The current Dartmouth team that voted 13-2 to form a labor union and Laura Sacks the NLRB regional director who authorized that vote are attempting to show solidarity with the real and important resurgence of American organized labor.  But pretending that playing basketball at Dartmouth is work is both silly and runs counter to the interests of real workers.

Dartmouth, whose endowment is roughly $1.74 million per student, accepts them on a “need blind” basis and provides financial assistance sufficient to meet the “full need” of every student admitted.  Regardless of whether they play any sport or musical instrument.  Had Lebron Jr. attended Dartmouth instead of USC, his financial grant would have been $0, because Sr. can afford to pay his son’s tuition, room, board and fees.  Any athlete recruited to play a sport at Dartmouth that receives “full boat” financial aid based on need, can change their mind, not play, join the dead poet’s society or just study.  While keeping all the financial aid.

Heyward Dotson

Neither the basketball team nor any Dartmouth athletic team makes money for the school.  All run a deficit, were that type of business assessment apposite.  Dartmouth invests a shitload of its huge financial resources in athletics because it believes that sports – intercollegiate, intramural, and informal – produce better and healthier students and enhance campus life.

The Dartmouth vote to unionize the basketball team not only involves pretending to be laborers, but the pretense that they are similar to athletes playing big money sports in the ACC, Big Ten, Big 12 and Southeast athletic conferences.  Though some athletes at Dartmouth, other Ivies, the Little Three and other similar Division III schools are as good as their counterparts in big athletic conferences, their games are not filling massive stadiums and pavilions and attracting television contracts paying tens of millions for their schools.  Those Division IA athletes are being mistreated and exploited.  But not in the way commonly believed and asserted, i.e. by not being paid a market wage for playing.  Not because a starting quarterback at Alabama does not get annual pay of $2.4 million or a UCLA cornerback $1.3 million as some economists have calculated and advocated they should.  Their exploitation is not receiving the education which is the product their schools were established to provide.

Jim McMillian

Regardless whether, or not, they get a degree, many of these athletes, if not most, only get a tiny portion of the education a full time student should obtain.  Many major in funky and unmarketable “disciplines” and some graduate functionally illiterate.
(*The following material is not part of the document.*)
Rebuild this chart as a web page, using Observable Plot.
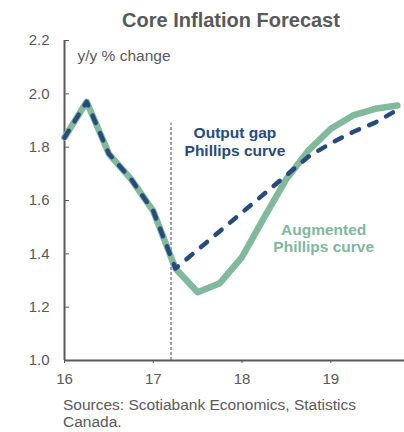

Athletes in the Power Five – soon to be Four – may be planning for careers as professional athletes, but the percentage that will succeed is miniscule – making that plan something akin to the purchase of a lottery ticket.  But the added lifetime income from actually getting the education that should be acquired in four years is fair compensation, especially when multiplied by the number of athletes in Big Four schools.  Again, recognizing that the vast majority will never make a living as professional athletes and those that do, not only will be well compensated as professionals, but were by and large taught their athletic craft by high school and college coaches.  A fact ignored by those pencil-headed economists.

I hope Dartmouth appeals and prevails when the Regional NLRB determination is reviewed by the full Board and the Dartmouth basketball team is assigned a more appropriate way to honor and support the American Labor movement.  Perhaps by repairing to the Dirt Cowboy Café in Hanover New Hampshire and singing Joe Hill.

[1] Daniel Webster in his argument before SCOTUS in the 1819 landmark Dartmouth College Case.